• _Problem to solve_: Starting at the top of the listing, extract every line up to and including the one with "fontsize=10, color='#262626', labelpad=4)". Pictures stay out of the copy.

• _Data section_:
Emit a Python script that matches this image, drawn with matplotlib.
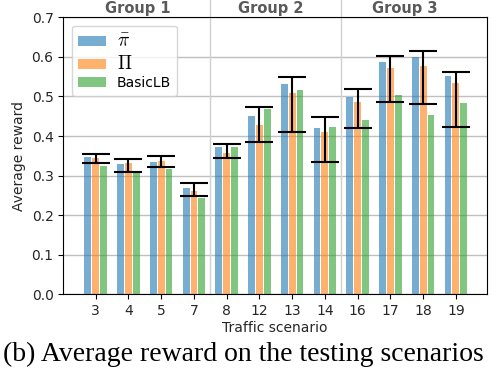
import numpy as np
import matplotlib
matplotlib.use('Agg')
from matplotlib import pyplot as plt

plt.rcParams['mathtext.fontset'] = 'cm'

scenarios = ['3', '4', '5', '7', '8', '12', '13', '14', '16', '17', '18', '19']
pi_bar = [0.348, 0.330, 0.335, 0.269, 0.373, 0.451, 0.532, 0.419, 0.499, 0.588, 0.600, 0.552]
pi_prod = [0.345, 0.331, 0.338, 0.262, 0.358, 0.428, 0.508, 0.409, 0.486, 0.572, 0.576, 0.533]
basic_lb = [0.324, 0.306, 0.316, 0.243, 0.372, 0.468, 0.516, 0.424, 0.441, 0.504, 0.452, 0.483]
err_low = [0.331, 0.308, 0.322, 0.248, 0.344, 0.386, 0.411, 0.335, 0.421, 0.486, 0.481, 0.423]
err_high = [0.355, 0.343, 0.349, 0.280, 0.380, 0.473, 0.548, 0.447, 0.519, 0.603, 0.616, 0.561]
groups = ['Group 1', 'Group 2', 'Group 3']
group_pos = [1.28, 5.35, 9.44]
group_bounds = [3.5, 7.5]

x = np.arange(len(scenarios))
w = 0.21
off = 0.24

fig = plt.figure(figsize=(4.96, 3.68), dpi=100)
ax = fig.add_axes([0.1276, 0.2003, 0.8536, 0.7527])

ax.bar(x - off, pi_bar, w, color='#1f77b4', alpha=0.6, label=r'$\bar{\pi}$', zorder=2)
ax.bar(x, pi_prod, w, color='#ff7f0e', alpha=0.6, label=r'$\Pi$', zorder=2)
ax.bar(x + off, basic_lb, w, color='#2ca02c', alpha=0.6, label='BasicLB', zorder=2)

mid = np.array(pi_prod)
yerr = [mid - np.array(err_low), np.array(err_high) - mid]
ax.errorbar(x, mid, yerr=yerr, fmt='none', ecolor='black', elinewidth=1.5,
            capsize=10, capthick=1.5, zorder=3)

for b in group_bounds:
    ax.plot([b, b], [0, 0.75], color='#d0d0d0', lw=1, clip_on=False, zorder=1)
for g, p in zip(groups, group_pos):
    ax.text(p, 0.711, g, ha='center', va='baseline', fontsize=10.5,
            fontweight='bold', color='#5a5a5a')

ax.set_xlim(-0.99, 11.94)
ax.set_ylim(0, 0.7)
ax.set_xticks(x)
ax.set_xticklabels(scenarios, fontsize=10, color='#262626')
ax.set_yticks(np.arange(0, 0.71, 0.1))
ax.set_yticklabels(['%.1f' % v for v in np.arange(0, 0.71, 0.1)], fontsize=10, color='#262626')
ax.yaxis.grid(True, color='#c0c0c0', lw=1, zorder=0)
ax.set_axisbelow(True)
ax.set_xlabel('Traffic scenario', fontsize=10, color='#262626', labelpad=2)
ax.set_ylabel('Average reward', fontsize=10, color='#262626', labelpad=4)

leg = ax.legend(loc='upper left', fontsize=10, bbox_to_anchor=(0.005, 0.995),
                framealpha=0.8, edgecolor='#cccccc', labelspacing=0.25,
                borderpad=0.4)
leg.get_texts()[0].set_fontsize(14)
leg.get_texts()[1].set_fontsize(13.5)

fig.text(0.006, 0.018, '(b) Average reward on the testing scenarios',
         fontsize=20, family='Liberation Serif', va='baseline', ha='left')

fig.savefig('out.png', dpi=100)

• _Finished task_:
Emit a Python script that matches this image, drawn with matplotlib.
import numpy as np
import matplotlib
matplotlib.use('Agg')
from matplotlib import pyplot as plt

plt.rcParams['mathtext.fontset'] = 'cm'

scenarios = ['3', '4', '5', '7', '8', '12', '13', '14', '16', '17', '18', '19']
pi_bar = [0.348, 0.330, 0.335, 0.269, 0.373, 0.451, 0.532, 0.419, 0.499, 0.588, 0.600, 0.552]
pi_prod = [0.345, 0.331, 0.338, 0.262, 0.358, 0.428, 0.508, 0.409, 0.486, 0.572, 0.576, 0.533]
basic_lb = [0.324, 0.306, 0.316, 0.243, 0.372, 0.468, 0.516, 0.424, 0.441, 0.504, 0.452, 0.483]
err_low = [0.331, 0.308, 0.322, 0.248, 0.344, 0.386, 0.411, 0.335, 0.421, 0.486, 0.481, 0.423]
err_high = [0.355, 0.343, 0.349, 0.280, 0.380, 0.473, 0.548, 0.447, 0.519, 0.603, 0.616, 0.561]
groups = ['Group 1', 'Group 2', 'Group 3']
group_pos = [1.28, 5.35, 9.44]
group_bounds = [3.5, 7.5]

x = np.arange(len(scenarios))
w = 0.21
off = 0.24

fig = plt.figure(figsize=(4.96, 3.68), dpi=100)
ax = fig.add_axes([0.1276, 0.2003, 0.8536, 0.7527])

ax.bar(x - off, pi_bar, w, color='#1f77b4', alpha=0.6, label=r'$\bar{\pi}$', zorder=2)
ax.bar(x, pi_prod, w, color='#ff7f0e', alpha=0.6, label=r'$\Pi$', zorder=2)
ax.bar(x + off, basic_lb, w, color='#2ca02c', alpha=0.6, label='BasicLB', zorder=2)

mid = np.array(pi_prod)
yerr = [mid - np.array(err_low), np.array(err_high) - mid]
ax.errorbar(x, mid, yerr=yerr, fmt='none', ecolor='black', elinewidth=1.5,
            capsize=10, capthick=1.5, zorder=3)

for b in group_bounds:
    ax.plot([b, b], [0, 0.75], color='#d0d0d0', lw=1, clip_on=False, zorder=1)
for g, p in zip(groups, group_pos):
    ax.text(p, 0.711, g, ha='center', va='baseline', fontsize=10.5,
            fontweight='bold', color='#5a5a5a')

ax.set_xlim(-0.99, 11.94)
ax.set_ylim(0, 0.7)
ax.set_xticks(x)
ax.set_xticklabels(scenarios, fontsize=10, color='#262626')
ax.set_yticks(np.arange(0, 0.71, 0.1))
ax.set_yticklabels(['%.1f' % v for v in np.arange(0, 0.71, 0.1)], fontsize=10, color='#262626')
ax.yaxis.grid(True, color='#c0c0c0', lw=1, zorder=0)
ax.set_axisbelow(True)
ax.set_xlabel('Traffic scenario', fontsize=10, color='#262626', labelpad=2)
ax.set_ylabel('Average reward', fontsize=10, color='#262626', labelpad=4)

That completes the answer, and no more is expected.